◆ DIRECTIONS: Copy exactly, please, the lines of the data from its start through the line containing "0.11, 7.9e-4, 2.4e-5];".

◆ MATERIAL PROVIDED:
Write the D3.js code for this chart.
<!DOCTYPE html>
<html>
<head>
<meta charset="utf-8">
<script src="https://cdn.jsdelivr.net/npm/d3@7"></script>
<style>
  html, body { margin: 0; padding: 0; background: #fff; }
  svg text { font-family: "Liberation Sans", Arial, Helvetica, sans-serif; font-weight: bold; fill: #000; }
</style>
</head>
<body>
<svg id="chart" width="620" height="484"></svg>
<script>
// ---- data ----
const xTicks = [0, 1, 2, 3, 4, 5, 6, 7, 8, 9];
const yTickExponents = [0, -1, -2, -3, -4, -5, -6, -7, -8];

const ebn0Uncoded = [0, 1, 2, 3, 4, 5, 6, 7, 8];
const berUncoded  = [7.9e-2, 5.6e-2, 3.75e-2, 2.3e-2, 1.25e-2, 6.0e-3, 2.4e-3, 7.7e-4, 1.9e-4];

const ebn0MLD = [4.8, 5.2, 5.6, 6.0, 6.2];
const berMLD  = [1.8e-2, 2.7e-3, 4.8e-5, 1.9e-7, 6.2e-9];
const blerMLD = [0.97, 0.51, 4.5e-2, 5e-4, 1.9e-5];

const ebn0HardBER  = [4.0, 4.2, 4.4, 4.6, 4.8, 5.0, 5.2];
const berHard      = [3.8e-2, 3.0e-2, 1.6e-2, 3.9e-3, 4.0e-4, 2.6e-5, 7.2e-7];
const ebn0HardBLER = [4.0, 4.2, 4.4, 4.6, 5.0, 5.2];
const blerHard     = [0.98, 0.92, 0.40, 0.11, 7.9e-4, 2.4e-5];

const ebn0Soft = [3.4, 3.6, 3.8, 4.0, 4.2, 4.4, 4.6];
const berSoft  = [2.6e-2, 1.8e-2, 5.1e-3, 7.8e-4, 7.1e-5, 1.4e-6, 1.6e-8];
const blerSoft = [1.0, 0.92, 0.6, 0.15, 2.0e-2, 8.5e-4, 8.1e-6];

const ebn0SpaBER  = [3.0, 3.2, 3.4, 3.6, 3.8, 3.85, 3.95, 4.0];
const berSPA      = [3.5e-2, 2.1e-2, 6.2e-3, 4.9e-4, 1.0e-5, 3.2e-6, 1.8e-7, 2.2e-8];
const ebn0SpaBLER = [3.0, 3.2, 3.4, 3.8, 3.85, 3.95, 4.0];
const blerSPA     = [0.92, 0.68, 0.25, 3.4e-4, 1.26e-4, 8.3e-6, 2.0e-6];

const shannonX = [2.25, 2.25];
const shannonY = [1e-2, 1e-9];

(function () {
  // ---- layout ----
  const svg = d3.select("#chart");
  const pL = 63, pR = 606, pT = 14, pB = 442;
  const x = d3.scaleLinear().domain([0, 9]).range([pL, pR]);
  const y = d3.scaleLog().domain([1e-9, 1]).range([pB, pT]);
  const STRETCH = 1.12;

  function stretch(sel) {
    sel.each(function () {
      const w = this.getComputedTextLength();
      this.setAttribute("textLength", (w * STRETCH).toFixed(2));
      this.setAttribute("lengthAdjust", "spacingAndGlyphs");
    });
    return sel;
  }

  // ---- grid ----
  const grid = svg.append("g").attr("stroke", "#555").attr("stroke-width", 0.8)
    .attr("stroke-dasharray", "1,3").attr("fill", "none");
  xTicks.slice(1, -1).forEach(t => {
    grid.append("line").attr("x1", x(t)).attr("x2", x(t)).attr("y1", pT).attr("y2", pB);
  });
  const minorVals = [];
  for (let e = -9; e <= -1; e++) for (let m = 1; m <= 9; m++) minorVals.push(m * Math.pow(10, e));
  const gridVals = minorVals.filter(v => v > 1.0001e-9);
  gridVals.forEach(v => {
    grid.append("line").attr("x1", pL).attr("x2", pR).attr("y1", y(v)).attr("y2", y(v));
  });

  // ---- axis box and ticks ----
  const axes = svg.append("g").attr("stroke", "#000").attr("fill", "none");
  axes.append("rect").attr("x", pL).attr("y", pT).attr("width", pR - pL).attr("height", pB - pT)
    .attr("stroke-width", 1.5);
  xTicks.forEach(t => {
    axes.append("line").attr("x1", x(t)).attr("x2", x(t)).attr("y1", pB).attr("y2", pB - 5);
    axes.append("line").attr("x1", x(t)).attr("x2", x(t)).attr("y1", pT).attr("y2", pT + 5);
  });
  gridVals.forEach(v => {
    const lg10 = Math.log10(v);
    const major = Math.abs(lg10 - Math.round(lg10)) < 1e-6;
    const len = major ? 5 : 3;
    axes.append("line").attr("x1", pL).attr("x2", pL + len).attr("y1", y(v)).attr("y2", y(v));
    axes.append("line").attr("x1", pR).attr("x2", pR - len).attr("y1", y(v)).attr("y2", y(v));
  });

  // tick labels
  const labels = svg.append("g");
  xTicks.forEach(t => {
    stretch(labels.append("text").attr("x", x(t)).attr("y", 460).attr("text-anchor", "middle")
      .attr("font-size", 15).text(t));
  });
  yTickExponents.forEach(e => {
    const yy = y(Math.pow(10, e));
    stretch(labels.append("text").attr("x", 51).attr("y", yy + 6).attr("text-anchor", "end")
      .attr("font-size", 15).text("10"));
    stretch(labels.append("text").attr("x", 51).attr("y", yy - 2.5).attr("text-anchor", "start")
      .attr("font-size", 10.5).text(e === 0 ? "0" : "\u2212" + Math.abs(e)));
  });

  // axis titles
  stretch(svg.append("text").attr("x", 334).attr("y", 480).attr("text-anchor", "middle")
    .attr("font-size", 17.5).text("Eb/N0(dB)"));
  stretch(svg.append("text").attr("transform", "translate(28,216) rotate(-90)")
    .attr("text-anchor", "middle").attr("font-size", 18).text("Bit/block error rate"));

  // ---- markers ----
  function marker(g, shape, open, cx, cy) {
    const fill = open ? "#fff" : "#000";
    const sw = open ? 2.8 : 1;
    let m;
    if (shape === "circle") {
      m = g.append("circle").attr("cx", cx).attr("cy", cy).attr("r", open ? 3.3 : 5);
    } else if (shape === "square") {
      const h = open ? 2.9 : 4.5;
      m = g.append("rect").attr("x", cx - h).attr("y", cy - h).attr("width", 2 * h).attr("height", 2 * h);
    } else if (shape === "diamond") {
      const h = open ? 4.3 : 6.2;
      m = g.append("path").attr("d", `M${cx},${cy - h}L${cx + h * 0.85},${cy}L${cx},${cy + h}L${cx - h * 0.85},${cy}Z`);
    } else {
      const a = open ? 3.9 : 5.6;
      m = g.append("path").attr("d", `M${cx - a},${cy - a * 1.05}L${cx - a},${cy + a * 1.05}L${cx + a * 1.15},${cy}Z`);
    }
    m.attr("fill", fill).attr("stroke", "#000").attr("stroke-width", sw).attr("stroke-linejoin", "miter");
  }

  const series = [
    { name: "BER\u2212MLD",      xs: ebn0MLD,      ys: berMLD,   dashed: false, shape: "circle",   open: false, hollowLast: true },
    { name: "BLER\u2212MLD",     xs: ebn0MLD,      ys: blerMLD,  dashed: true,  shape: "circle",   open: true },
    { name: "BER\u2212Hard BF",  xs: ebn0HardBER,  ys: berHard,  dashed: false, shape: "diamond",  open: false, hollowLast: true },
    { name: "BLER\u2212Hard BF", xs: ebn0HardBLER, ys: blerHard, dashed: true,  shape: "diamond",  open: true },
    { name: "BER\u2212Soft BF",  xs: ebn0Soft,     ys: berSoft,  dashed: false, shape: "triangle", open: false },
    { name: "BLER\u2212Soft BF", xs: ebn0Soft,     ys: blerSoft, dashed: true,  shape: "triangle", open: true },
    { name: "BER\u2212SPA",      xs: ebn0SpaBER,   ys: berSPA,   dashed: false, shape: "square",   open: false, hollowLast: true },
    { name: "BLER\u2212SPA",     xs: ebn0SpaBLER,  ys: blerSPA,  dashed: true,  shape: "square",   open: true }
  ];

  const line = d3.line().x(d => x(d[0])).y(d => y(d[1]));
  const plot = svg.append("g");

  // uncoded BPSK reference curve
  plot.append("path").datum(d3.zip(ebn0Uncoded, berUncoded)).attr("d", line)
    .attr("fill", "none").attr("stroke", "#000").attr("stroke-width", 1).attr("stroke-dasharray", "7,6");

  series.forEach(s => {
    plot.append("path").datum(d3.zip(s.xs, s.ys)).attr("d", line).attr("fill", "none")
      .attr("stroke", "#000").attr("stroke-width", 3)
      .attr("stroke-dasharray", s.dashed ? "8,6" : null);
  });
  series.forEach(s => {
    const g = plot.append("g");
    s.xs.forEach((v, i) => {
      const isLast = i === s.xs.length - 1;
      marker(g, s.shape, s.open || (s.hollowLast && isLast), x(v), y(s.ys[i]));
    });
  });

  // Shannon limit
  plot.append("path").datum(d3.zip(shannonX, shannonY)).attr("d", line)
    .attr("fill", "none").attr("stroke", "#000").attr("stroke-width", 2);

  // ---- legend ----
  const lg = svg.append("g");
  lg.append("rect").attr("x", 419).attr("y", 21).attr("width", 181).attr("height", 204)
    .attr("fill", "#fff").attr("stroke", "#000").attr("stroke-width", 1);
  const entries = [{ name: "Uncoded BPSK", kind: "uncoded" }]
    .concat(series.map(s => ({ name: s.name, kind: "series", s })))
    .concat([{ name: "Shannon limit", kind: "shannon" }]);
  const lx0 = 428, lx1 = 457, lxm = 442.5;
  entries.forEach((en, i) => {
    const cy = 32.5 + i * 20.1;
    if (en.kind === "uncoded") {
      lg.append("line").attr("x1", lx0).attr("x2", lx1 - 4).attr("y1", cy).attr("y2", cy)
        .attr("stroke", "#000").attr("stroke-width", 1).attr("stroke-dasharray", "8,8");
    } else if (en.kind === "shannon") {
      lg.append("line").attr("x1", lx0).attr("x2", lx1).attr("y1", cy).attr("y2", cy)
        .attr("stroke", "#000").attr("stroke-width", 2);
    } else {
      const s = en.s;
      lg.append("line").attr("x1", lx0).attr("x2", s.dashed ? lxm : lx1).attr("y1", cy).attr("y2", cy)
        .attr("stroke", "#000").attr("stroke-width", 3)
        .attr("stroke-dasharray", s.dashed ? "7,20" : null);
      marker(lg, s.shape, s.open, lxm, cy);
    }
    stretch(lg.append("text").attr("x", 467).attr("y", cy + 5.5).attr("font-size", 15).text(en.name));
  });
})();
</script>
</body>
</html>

◆ TASK RESULT:
Write the D3.js code for this chart.
<!DOCTYPE html>
<html>
<head>
<meta charset="utf-8">
<script src="https://cdn.jsdelivr.net/npm/d3@7"></script>
<style>
  html, body { margin: 0; padding: 0; background: #fff; }
  svg text { font-family: "Liberation Sans", Arial, Helvetica, sans-serif; font-weight: bold; fill: #000; }
</style>
</head>
<body>
<svg id="chart" width="620" height="484"></svg>
<script>
// ---- data ----
const xTicks = [0, 1, 2, 3, 4, 5, 6, 7, 8, 9];
const yTickExponents = [0, -1, -2, -3, -4, -5, -6, -7, -8];

const ebn0Uncoded = [0, 1, 2, 3, 4, 5, 6, 7, 8];
const berUncoded  = [7.9e-2, 5.6e-2, 3.75e-2, 2.3e-2, 1.25e-2, 6.0e-3, 2.4e-3, 7.7e-4, 1.9e-4];

const ebn0MLD = [4.8, 5.2, 5.6, 6.0, 6.2];
const berMLD  = [1.8e-2, 2.7e-3, 4.8e-5, 1.9e-7, 6.2e-9];
const blerMLD = [0.97, 0.51, 4.5e-2, 5e-4, 1.9e-5];

const ebn0HardBER  = [4.0, 4.2, 4.4, 4.6, 4.8, 5.0, 5.2];
const berHard      = [3.8e-2, 3.0e-2, 1.6e-2, 3.9e-3, 4.0e-4, 2.6e-5, 7.2e-7];
const ebn0HardBLER = [4.0, 4.2, 4.4, 4.6, 5.0, 5.2];
const blerHard     = [0.98, 0.92, 0.40, 0.11, 7.9e-4, 2.4e-5];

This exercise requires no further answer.